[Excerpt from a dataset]

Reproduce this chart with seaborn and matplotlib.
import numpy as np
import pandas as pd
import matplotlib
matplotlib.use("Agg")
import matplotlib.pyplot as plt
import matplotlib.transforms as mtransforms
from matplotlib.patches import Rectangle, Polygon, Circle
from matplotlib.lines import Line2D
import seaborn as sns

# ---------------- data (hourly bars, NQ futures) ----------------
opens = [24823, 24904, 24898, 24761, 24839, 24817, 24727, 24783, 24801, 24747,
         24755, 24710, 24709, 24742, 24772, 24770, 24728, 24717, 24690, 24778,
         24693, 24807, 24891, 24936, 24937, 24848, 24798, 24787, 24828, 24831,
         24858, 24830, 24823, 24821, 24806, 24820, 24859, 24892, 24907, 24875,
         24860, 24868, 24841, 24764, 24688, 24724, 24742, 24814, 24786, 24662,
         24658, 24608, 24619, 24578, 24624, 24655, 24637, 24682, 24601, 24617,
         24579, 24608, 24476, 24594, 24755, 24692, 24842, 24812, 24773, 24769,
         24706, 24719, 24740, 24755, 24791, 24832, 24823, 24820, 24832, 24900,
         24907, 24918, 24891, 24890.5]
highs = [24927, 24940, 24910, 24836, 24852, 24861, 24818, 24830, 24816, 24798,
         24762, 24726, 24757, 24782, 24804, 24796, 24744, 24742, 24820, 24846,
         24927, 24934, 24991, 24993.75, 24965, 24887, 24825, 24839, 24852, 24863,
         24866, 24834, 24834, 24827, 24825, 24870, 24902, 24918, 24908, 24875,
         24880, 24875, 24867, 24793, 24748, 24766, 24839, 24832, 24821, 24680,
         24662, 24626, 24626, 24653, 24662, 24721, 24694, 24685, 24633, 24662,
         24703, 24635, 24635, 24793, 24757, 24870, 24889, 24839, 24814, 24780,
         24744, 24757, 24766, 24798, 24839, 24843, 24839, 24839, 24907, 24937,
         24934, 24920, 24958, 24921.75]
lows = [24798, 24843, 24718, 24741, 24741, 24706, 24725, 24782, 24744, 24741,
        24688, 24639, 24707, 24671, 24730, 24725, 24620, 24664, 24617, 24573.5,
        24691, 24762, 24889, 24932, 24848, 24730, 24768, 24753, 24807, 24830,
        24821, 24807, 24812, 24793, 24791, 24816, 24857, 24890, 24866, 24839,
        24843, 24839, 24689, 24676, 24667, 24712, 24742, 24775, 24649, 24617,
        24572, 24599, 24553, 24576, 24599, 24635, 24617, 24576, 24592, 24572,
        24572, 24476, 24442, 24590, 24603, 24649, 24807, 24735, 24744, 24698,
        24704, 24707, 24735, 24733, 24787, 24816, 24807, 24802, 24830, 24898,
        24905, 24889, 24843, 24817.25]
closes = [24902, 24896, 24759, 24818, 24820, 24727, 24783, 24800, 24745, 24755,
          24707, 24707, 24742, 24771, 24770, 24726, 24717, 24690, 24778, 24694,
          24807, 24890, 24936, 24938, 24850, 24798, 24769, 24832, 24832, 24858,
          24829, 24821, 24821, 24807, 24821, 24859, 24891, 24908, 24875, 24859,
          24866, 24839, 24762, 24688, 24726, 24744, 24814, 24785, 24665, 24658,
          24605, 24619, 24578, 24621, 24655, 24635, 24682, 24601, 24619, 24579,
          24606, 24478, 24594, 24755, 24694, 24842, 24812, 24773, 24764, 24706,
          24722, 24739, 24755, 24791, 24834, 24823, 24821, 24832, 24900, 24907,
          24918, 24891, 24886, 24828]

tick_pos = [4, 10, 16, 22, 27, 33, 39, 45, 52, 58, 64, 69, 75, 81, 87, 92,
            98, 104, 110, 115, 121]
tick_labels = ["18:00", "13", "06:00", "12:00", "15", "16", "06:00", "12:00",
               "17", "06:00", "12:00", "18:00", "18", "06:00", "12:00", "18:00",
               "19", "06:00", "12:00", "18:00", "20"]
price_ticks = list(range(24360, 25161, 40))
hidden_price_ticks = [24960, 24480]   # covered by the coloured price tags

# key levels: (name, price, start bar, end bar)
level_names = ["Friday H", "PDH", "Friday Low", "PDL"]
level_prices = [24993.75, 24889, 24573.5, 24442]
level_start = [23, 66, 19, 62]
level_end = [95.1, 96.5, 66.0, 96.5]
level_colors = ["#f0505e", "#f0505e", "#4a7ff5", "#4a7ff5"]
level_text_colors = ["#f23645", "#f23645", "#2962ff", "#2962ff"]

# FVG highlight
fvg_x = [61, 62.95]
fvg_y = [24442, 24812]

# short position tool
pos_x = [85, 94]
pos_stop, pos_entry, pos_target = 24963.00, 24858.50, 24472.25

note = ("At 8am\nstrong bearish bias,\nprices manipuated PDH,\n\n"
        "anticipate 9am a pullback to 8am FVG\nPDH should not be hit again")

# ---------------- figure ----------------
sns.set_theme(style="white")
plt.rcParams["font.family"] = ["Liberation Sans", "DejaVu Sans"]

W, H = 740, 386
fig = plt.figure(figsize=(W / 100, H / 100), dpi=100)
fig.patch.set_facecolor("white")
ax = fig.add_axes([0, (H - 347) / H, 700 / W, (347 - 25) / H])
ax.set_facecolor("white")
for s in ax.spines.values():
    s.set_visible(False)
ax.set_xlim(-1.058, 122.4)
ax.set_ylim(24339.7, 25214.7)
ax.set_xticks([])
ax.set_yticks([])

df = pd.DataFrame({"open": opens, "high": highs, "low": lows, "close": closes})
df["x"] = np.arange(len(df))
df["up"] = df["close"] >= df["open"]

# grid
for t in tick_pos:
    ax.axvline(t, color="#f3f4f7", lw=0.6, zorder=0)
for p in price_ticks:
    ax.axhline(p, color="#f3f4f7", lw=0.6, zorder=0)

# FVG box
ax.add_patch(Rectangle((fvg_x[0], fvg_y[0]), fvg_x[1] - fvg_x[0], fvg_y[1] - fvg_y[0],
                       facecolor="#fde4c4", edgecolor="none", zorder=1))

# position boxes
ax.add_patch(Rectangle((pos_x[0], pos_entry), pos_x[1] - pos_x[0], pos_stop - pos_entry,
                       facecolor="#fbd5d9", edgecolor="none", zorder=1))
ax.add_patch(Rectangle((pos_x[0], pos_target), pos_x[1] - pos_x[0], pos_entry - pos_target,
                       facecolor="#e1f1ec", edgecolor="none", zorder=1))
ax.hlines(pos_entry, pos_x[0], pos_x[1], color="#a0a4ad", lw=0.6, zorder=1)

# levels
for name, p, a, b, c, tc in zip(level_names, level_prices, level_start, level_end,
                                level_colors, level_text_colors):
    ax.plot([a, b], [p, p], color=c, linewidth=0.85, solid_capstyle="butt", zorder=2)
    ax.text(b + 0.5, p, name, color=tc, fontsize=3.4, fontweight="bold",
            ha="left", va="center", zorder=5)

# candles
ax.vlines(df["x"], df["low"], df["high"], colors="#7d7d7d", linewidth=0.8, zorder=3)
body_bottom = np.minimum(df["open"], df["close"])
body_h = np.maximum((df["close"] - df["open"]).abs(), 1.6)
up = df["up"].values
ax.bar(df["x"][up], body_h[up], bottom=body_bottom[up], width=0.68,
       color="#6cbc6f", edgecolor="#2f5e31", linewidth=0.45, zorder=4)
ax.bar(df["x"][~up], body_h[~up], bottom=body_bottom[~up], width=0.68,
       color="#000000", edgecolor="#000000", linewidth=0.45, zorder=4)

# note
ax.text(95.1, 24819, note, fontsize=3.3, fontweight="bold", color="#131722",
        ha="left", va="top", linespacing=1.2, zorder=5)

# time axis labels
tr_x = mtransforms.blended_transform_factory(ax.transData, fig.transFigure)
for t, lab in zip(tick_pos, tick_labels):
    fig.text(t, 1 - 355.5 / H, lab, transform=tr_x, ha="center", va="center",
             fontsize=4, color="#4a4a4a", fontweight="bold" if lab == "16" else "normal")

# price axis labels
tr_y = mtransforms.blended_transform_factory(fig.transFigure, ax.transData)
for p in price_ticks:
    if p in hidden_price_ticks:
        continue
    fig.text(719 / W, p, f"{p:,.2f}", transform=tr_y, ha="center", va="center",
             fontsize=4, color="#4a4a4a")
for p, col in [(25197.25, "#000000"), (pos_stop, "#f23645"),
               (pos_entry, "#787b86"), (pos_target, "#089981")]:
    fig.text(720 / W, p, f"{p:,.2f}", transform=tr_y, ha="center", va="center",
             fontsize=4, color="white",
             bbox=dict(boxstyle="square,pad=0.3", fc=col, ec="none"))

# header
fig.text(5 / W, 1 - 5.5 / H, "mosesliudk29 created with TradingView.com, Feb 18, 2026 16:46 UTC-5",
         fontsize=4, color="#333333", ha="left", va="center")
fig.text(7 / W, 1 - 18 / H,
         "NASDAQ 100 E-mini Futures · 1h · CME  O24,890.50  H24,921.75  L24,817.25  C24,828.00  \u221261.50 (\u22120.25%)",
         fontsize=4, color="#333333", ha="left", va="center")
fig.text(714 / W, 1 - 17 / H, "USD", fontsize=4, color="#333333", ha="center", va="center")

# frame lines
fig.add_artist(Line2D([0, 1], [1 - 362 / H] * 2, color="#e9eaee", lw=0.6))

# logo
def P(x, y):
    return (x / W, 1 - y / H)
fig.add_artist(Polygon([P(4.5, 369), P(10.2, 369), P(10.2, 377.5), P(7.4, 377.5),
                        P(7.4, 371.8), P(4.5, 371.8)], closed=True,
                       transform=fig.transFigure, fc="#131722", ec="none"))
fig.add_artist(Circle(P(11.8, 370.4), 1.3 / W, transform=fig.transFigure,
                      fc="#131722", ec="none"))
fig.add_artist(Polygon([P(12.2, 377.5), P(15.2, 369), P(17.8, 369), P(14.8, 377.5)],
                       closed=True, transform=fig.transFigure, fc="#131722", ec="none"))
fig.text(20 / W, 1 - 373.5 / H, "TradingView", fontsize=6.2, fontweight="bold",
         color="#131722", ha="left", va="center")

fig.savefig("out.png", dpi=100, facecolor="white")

--

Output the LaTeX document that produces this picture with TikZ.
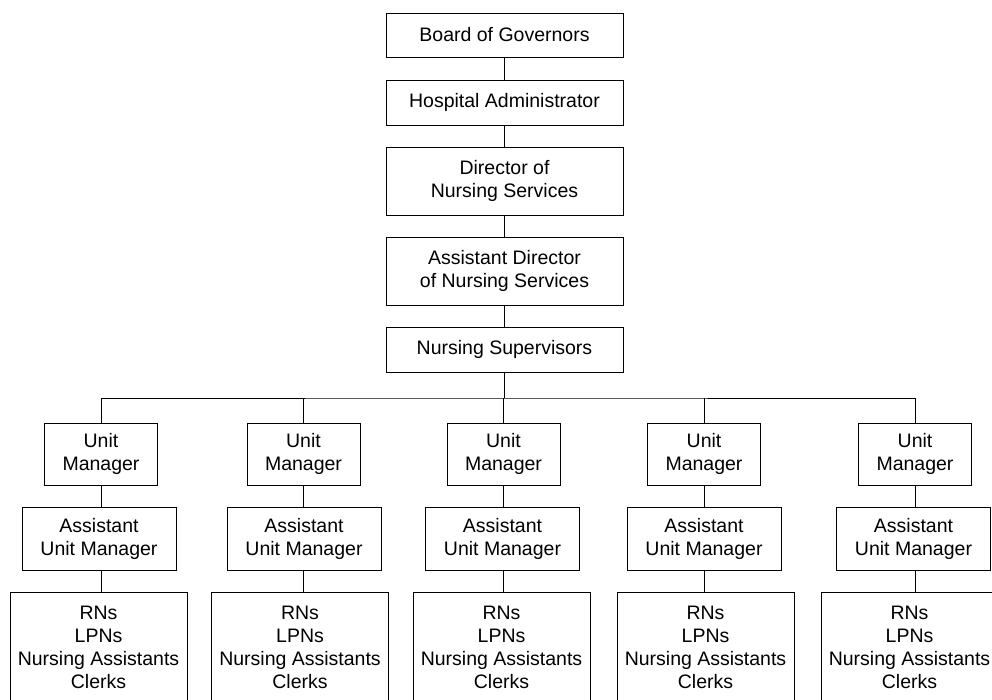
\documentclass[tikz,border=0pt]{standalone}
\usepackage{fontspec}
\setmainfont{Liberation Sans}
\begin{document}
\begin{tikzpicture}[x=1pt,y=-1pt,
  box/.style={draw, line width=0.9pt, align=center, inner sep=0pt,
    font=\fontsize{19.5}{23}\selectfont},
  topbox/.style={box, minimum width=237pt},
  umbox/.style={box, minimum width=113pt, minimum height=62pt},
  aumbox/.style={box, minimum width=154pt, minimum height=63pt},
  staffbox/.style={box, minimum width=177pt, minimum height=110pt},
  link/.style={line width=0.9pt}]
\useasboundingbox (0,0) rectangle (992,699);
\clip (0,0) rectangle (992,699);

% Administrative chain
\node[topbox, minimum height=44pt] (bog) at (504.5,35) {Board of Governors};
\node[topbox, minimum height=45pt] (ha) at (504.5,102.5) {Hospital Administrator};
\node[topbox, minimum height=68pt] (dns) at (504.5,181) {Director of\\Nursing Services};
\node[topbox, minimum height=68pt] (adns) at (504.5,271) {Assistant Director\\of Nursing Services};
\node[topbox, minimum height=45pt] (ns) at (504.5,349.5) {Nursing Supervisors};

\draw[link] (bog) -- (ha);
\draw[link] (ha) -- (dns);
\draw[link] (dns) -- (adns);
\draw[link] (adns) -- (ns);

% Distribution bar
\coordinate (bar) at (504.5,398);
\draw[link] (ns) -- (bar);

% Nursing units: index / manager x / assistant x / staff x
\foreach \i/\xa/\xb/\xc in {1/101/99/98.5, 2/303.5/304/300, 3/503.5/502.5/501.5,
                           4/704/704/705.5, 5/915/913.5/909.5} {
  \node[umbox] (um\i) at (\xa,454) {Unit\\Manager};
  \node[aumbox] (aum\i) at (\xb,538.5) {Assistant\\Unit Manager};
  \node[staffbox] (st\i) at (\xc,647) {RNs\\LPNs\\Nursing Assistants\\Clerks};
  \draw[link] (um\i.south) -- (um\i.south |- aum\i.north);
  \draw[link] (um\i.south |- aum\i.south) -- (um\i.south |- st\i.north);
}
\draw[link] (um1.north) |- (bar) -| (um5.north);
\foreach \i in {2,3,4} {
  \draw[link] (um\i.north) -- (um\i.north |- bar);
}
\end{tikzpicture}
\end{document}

Short task ::
Reproduce the data above exactly, but only the lines from the one showing "Output the LaTeX" through the one showing "(ns) -- (bar);", with both ends kept and the pictures left out.

Full answer ::
Output the LaTeX document that produces this picture with TikZ.
\documentclass[tikz,border=0pt]{standalone}
\usepackage{fontspec}
\setmainfont{Liberation Sans}
\begin{document}
\begin{tikzpicture}[x=1pt,y=-1pt,
  box/.style={draw, line width=0.9pt, align=center, inner sep=0pt,
    font=\fontsize{19.5}{23}\selectfont},
  topbox/.style={box, minimum width=237pt},
  umbox/.style={box, minimum width=113pt, minimum height=62pt},
  aumbox/.style={box, minimum width=154pt, minimum height=63pt},
  staffbox/.style={box, minimum width=177pt, minimum height=110pt},
  link/.style={line width=0.9pt}]
\useasboundingbox (0,0) rectangle (992,699);
\clip (0,0) rectangle (992,699);

% Administrative chain
\node[topbox, minimum height=44pt] (bog) at (504.5,35) {Board of Governors};
\node[topbox, minimum height=45pt] (ha) at (504.5,102.5) {Hospital Administrator};
\node[topbox, minimum height=68pt] (dns) at (504.5,181) {Director of\\Nursing Services};
\node[topbox, minimum height=68pt] (adns) at (504.5,271) {Assistant Director\\of Nursing Services};
\node[topbox, minimum height=45pt] (ns) at (504.5,349.5) {Nursing Supervisors};

\draw[link] (bog) -- (ha);
\draw[link] (ha) -- (dns);
\draw[link] (dns) -- (adns);
\draw[link] (adns) -- (ns);

% Distribution bar
\coordinate (bar) at (504.5,398);
\draw[link] (ns) -- (bar);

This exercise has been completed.